Er stand auf den schwarzen Listen während der McCarthy Zeit, er wurde in Hotels nicht bedient, weil er farbig war. Aber er ist gradlinig, wie sein Vorbild Paul Robeson, seinen Weg gegangen. Wenn man die Interviews liest, die Günter Amendt Anfang der achtziger Jahre mit ihm geführt hat (Was mich bewegt: Gespräche mit Günter Amendt. Konkret Literatur Verlag 1982), kann man sehen, dass dieser Mann mehr ist als ein Entertainer. 1997 hat Belafonte in einer Rede vor den Veteranen der Abraham Lincoln Brigade über Paul Robeson gesagt:

Shortly before he died, I visited him in Philadelphia. He was living at his sister's. And I looked at this giant of a man who was, quite frail in body, but still strong in spirit. And through all that had engulfed him -- McCarthyism, the difficult times that he faced in this country because of his beliefs, because of his resistance to oppression -- I looked at him, and I said, 'Paul, I must know. Was all that you have gone through, really worth it? Considering the platform you had gained, and how easy life could have been for you, was it worth it?' And he said, `Harry, make no mistake: there is no aspect of what I have done that wasn't worth it.

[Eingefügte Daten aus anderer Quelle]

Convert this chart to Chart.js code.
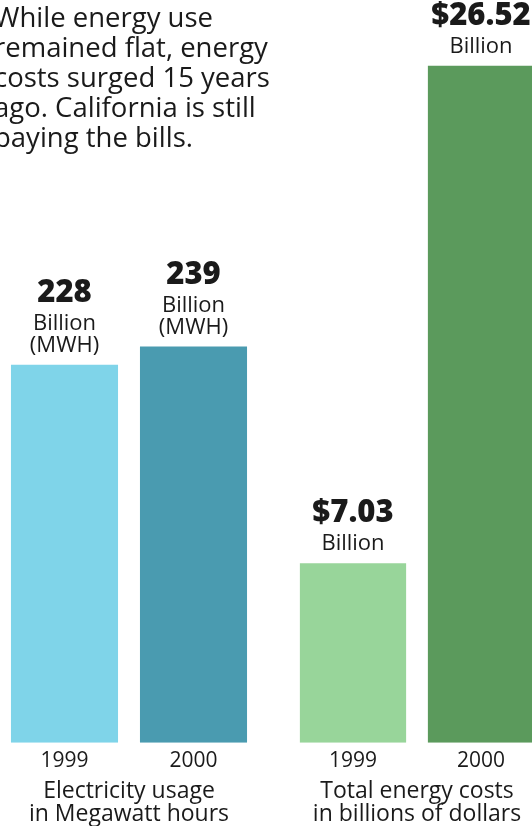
<!DOCTYPE html>
<html>
<head>
<meta charset="utf-8">
<script src="https://cdn.jsdelivr.net/npm/chart.js@4"></script>
<style>
  html, body { margin: 0; padding: 0; background: #fff; width: 532px; height: 826px; overflow: hidden; }
  body { position: relative; font-family: "Open Sans", sans-serif; color: #1a1a1a; }
  #intro { position: absolute; left: -6px; top: 2px; font-size: 27.5px; line-height: 30px; white-space: pre; z-index: 2; }
  .box { position: absolute; top: 0; height: 826px; }
</style>
</head>
<body>
<div id="intro"></div>
<div class="box" style="left:0;width:258px"><canvas id="usageChart"></canvas></div>
<div class="box" style="left:289px;width:256px"><canvas id="costChart"></canvas></div>
<script>
// Data
const introLines = ['While energy use', 'remained flat, energy', 'costs surged 15 years', 'ago. California is still', 'paying the bills.'];
const years = ['1999', '2000'];
const usageValues = [228, 239];
const usageValueText = ['228', '239'];
const usageUnits = ['Billion', '(MWH)'];
const usageTitle = ['Electricity usage', 'in Megawatt hours'];
const costValues = [7.03, 26.52];
const costValueText = ['$7.03', '$26.52'];
const costUnits = ['Billion'];
const costTitle = ['Total energy costs', 'in billions of dollars'];

document.getElementById('intro').textContent = introLines.join('\n');

const ink = '#1a1a1a';
const font = '"Open Sans", sans-serif';

// draws the value + unit lines above each bar
const barLabels = {
  id: 'barLabels',
  afterDatasetsDraw(chart, args, opts) {
    const ctx = chart.ctx;
    const meta = chart.getDatasetMeta(0);
    ctx.save();
    ctx.fillStyle = ink;
    ctx.textAlign = 'center';
    ctx.textBaseline = 'alphabetic';
    meta.data.forEach((bar, i) => {
      let y = bar.y - 13;
      ctx.font = '400 22px ' + font;
      for (let j = opts.units.length - 1; j >= 0; j--) {
        ctx.fillText(opts.units[j], bar.x, y);
        y -= 22;
      }
      y -= 6;
      ctx.font = '800 31px ' + font;
      ctx.fillText(opts.values[i], bar.x, y);
    });
    ctx.restore();
  }
};

function makeChart(id, values, colors, yMax, valueText, units, title) {
  const ctx = document.getElementById(id).getContext('2d');
  return new Chart(ctx, {
    type: 'bar',
    data: {
      labels: years,
      datasets: [{
        data: values,
        backgroundColor: colors,
        borderWidth: 0,
        barPercentage: 1,
        categoryPercentage: 0.83,
      }],
    },
    options: {
      responsive: true,
      maintainAspectRatio: false,
      animation: false,
      layout: { padding: { left: 0, right: 0, top: 0, bottom: 0 } },
      plugins: {
        legend: { display: false },
        tooltip: { enabled: false },
        barLabels: { values: valueText, units: units },
      },
      scales: {
        x: {
          grid: { display: false, drawTicks: false },
          border: { display: false },
          ticks: { color: ink, padding: 6, font: { family: font, size: 21 } },
          title: {
            display: true,
            text: title,
            color: ink,
            padding: { top: 0, bottom: 0 },
            font: { family: font, size: 23, lineHeight: 1.0 },
          },
        },
        y: { display: false, min: 0, max: yMax },
      },
    },
    plugins: [barLabels],
  });
}

makeChart('usageChart', usageValues, ['#7fd4e9', '#4a9bb0'], 448, usageValueText, usageUnits, usageTitle);
makeChart('costChart', costValues, ['#98d59a', '#5b9a5c'], 29.1, costValueText, costUnits, costTitle);
</script>
</body>
</html>
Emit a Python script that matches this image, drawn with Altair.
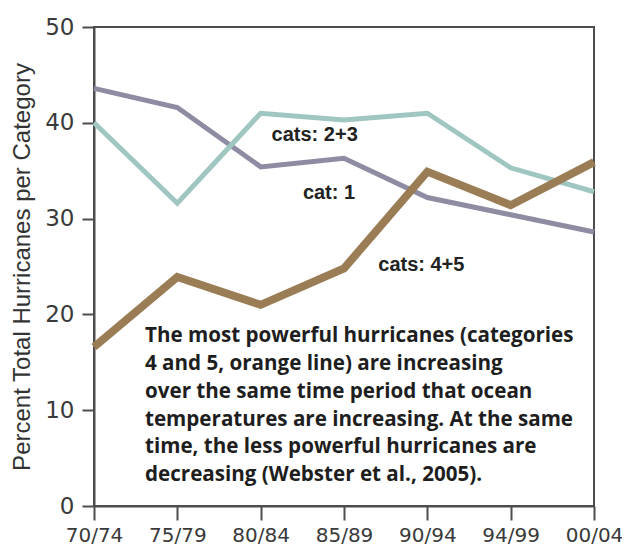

Although we may not have achieved all the victories we set for ourselves -- may not have achieved all the victories and all the goals we set for ourselves, beyond the victory itself, infinitely more important, was the journey.'

Vor einem halben Jahrhundert war es seine Stimme, waren es Platten wie CalypsoBelafonte Sings the Blues und Belafonte at Carnegie Hall, die mich faszinierten. Sie faszinieren mich heute noch. Aber noch mehr bewundere ich seinen Lebensweg.

Harry Belafonte wird heute 84. Da muss ich gratulieren, auch wenn er es wahrscheinlich nie erfährt.